To be done: Output each line exactly as it appears, skipping any embedded picture.

Collected data:

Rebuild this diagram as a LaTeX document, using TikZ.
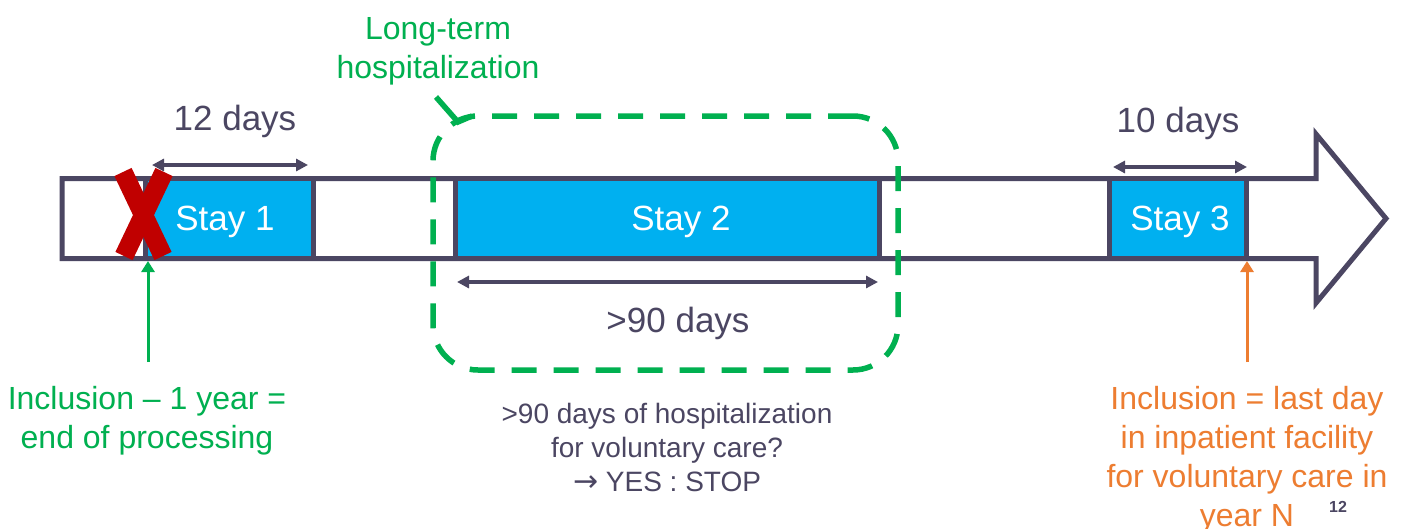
\documentclass[tikz,border=0pt]{standalone}
\usepackage{fontspec}
\setmainfont{Liberation Sans}
\newfontfamily\symfont{DejaVu Sans}
\usetikzlibrary{arrows.meta}
\definecolor{dk}{HTML}{4B4662}
\definecolor{bl}{HTML}{00B0F0}
\definecolor{gr}{HTML}{00B050}
\definecolor{og}{HTML}{ED7D31}
\definecolor{xr}{HTML}{C00000}
\begin{document}
\begin{tikzpicture}[x=1pt,y=-1pt,
  stay/.style={draw=dk, line width=5pt, fill=bl, minimum height=80pt, inner sep=0pt},
  staytext/.style={text=white, font=\fontsize{35}{42}\selectfont, inner sep=0pt},
  dim/.style={draw=dk, line width=3.5pt, {Triangle[length=12pt,width=12pt]}-{Triangle[length=12pt,width=12pt]}},
  dimtext/.style={text=dk, font=\fontsize{35}{42}\selectfont, inner sep=0pt},
  uparrow/.style={line width=3pt, -{Triangle[length=11pt,width=13pt]}},
  gtext/.style={text=gr, align=center, font=\fontsize{32}{39}\selectfont, inner sep=0pt},
  otext/.style={text=og, align=center, font=\fontsize{32}{39}\selectfont, inner sep=0pt},
  btext/.style={text=dk, align=center, font=\fontsize{28}{34}\selectfont, inner sep=0pt},
  gbox/.style={draw=gr, line width=5.5pt, dash pattern=on 25pt off 17pt, rounded corners=45pt, minimum width=465pt, minimum height=254pt, inner sep=0pt}
]
\useasboundingbox (0,0) rectangle (1405,528);
\fill[white] (0,0) rectangle (1405,528);

% big outline arrow (timeline)
\draw[dk, line width=5pt, line join=miter, fill=white]
  (62,178.5) -- (1316,178.5) -- (1316,134) -- (1386,218.5) -- (1316,303) -- (1316,258.5) -- (62,258.5) -- cycle;

% stays
\node[stay, minimum width=168pt] (s1) at (229,218.5) {};
\node[stay, minimum width=424pt] (s2) at (667.5,218.5) {};
\node[stay, minimum width=137.5pt] (s3) at (1178.2,218.5) {};
\node[staytext] (t1) at (225,221.5) {Stay 1};
\node[staytext] (t2) at (681,221.5) {Stay 2};
\node[staytext] (t3) at (1180,221.5) {Stay 3};

% red cross
\draw[xr, line width=19pt] (123,172) -- (163,256);
\draw[xr, line width=19pt] (164,172) -- (124,256);

% dimension arrows
\coordinate (d1a) at (152,165); \coordinate (d1b) at (308,165);
\coordinate (d2a) at (457,282); \coordinate (d2b) at (878,282);
\coordinate (d3a) at (1113,167); \coordinate (d3b) at (1247,167);
\draw[dim] (d1a) -- (d1b);
\draw[dim] (d2a) -- (d2b);
\draw[dim] (d3a) -- (d3b);
\node[dimtext] (l1) at (235,121) {12 days};
\node[dimtext] (l2) at (678,323) {>90 days};
\node[dimtext] (l3) at (1178,123) {10 days};

% long-term hospitalization callout
\node[gbox] (lt) at (665.5,243) {};
\draw[gr, line width=5.5pt] (436,97) -- (458,122) -- (472,116);
\node[gtext, align=center] (ltl) at (438,51) {Long-term\\hospitalization};

% inclusion arrows
\coordinate (ga) at (148,362);
\coordinate (oa) at (1247,362);
\coordinate (gt) at (148,261);
\coordinate (ot) at (1247,261);
\draw[uparrow, gr] (ga) -- (gt);
\draw[uparrow, og] (oa) -- (ot);

\node[gtext] (gl) at (147,421) {Inclusion -- 1 year =\\end of processing};
\node[otext] (ol) at (1247,460) {Inclusion = last day\\in inpatient facility\\for voluntary care in\\year N};
\node[btext] (bl) at (667,447) {>90 days of hospitalization\\for voluntary care?\\{\symfont\fontsize{30}{34}\selectfont →} YES : STOP};

\node[text=dk, font=\bfseries\fontsize{16}{19}\selectfont, inner sep=0pt] (pg) at (1338,507) {12};
\end{tikzpicture}
\end{document}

Result below:
Rebuild this diagram as a LaTeX document, using TikZ.
\documentclass[tikz,border=0pt]{standalone}
\usepackage{fontspec}
\setmainfont{Liberation Sans}
\newfontfamily\symfont{DejaVu Sans}
\usetikzlibrary{arrows.meta}
\definecolor{dk}{HTML}{4B4662}
\definecolor{bl}{HTML}{00B0F0}
\definecolor{gr}{HTML}{00B050}
\definecolor{og}{HTML}{ED7D31}
\definecolor{xr}{HTML}{C00000}
\begin{document}
\begin{tikzpicture}[x=1pt,y=-1pt,
  stay/.style={draw=dk, line width=5pt, fill=bl, minimum height=80pt, inner sep=0pt},
  staytext/.style={text=white, font=\fontsize{35}{42}\selectfont, inner sep=0pt},
  dim/.style={draw=dk, line width=3.5pt, {Triangle[length=12pt,width=12pt]}-{Triangle[length=12pt,width=12pt]}},
  dimtext/.style={text=dk, font=\fontsize{35}{42}\selectfont, inner sep=0pt},
  uparrow/.style={line width=3pt, -{Triangle[length=11pt,width=13pt]}},
  gtext/.style={text=gr, align=center, font=\fontsize{32}{39}\selectfont, inner sep=0pt},
  otext/.style={text=og, align=center, font=\fontsize{32}{39}\selectfont, inner sep=0pt},
  btext/.style={text=dk, align=center, font=\fontsize{28}{34}\selectfont, inner sep=0pt},
  gbox/.style={draw=gr, line width=5.5pt, dash pattern=on 25pt off 17pt, rounded corners=45pt, minimum width=465pt, minimum height=254pt, inner sep=0pt}
]
\useasboundingbox (0,0) rectangle (1405,528);
\fill[white] (0,0) rectangle (1405,528);

% big outline arrow (timeline)
\draw[dk, line width=5pt, line join=miter, fill=white]
  (62,178.5) -- (1316,178.5) -- (1316,134) -- (1386,218.5) -- (1316,303) -- (1316,258.5) -- (62,258.5) -- cycle;

% stays
\node[stay, minimum width=168pt] (s1) at (229,218.5) {};
\node[stay, minimum width=424pt] (s2) at (667.5,218.5) {};
\node[stay, minimum width=137.5pt] (s3) at (1178.2,218.5) {};
\node[staytext] (t1) at (225,221.5) {Stay 1};
\node[staytext] (t2) at (681,221.5) {Stay 2};
\node[staytext] (t3) at (1180,221.5) {Stay 3};

% red cross
\draw[xr, line width=19pt] (123,172) -- (163,256);
\draw[xr, line width=19pt] (164,172) -- (124,256);

% dimension arrows
\coordinate (d1a) at (152,165); \coordinate (d1b) at (308,165);
\coordinate (d2a) at (457,282); \coordinate (d2b) at (878,282);
\coordinate (d3a) at (1113,167); \coordinate (d3b) at (1247,167);
\draw[dim] (d1a) -- (d1b);
\draw[dim] (d2a) -- (d2b);
\draw[dim] (d3a) -- (d3b);
\node[dimtext] (l1) at (235,121) {12 days};
\node[dimtext] (l2) at (678,323) {>90 days};
\node[dimtext] (l3) at (1178,123) {10 days};

% long-term hospitalization callout
\node[gbox] (lt) at (665.5,243) {};
\draw[gr, line width=5.5pt] (436,97) -- (458,122) -- (472,116);
\node[gtext, align=center] (ltl) at (438,51) {Long-term\\hospitalization};

% inclusion arrows
\coordinate (ga) at (148,362);
\coordinate (oa) at (1247,362);
\coordinate (gt) at (148,261);
\coordinate (ot) at (1247,261);
\draw[uparrow, gr] (ga) -- (gt);
\draw[uparrow, og] (oa) -- (ot);

\node[gtext] (gl) at (147,421) {Inclusion -- 1 year =\\end of processing};
\node[otext] (ol) at (1247,460) {Inclusion = last day\\in inpatient facility\\for voluntary care in\\year N};
\node[btext] (bl) at (667,447) {>90 days of hospitalization\\for voluntary care?\\{\symfont\fontsize{30}{34}\selectfont →} YES : STOP};

\node[text=dk, font=\bfseries\fontsize{16}{19}\selectfont, inner sep=0pt] (pg) at (1338,507) {12};
\end{tikzpicture}
\end{document}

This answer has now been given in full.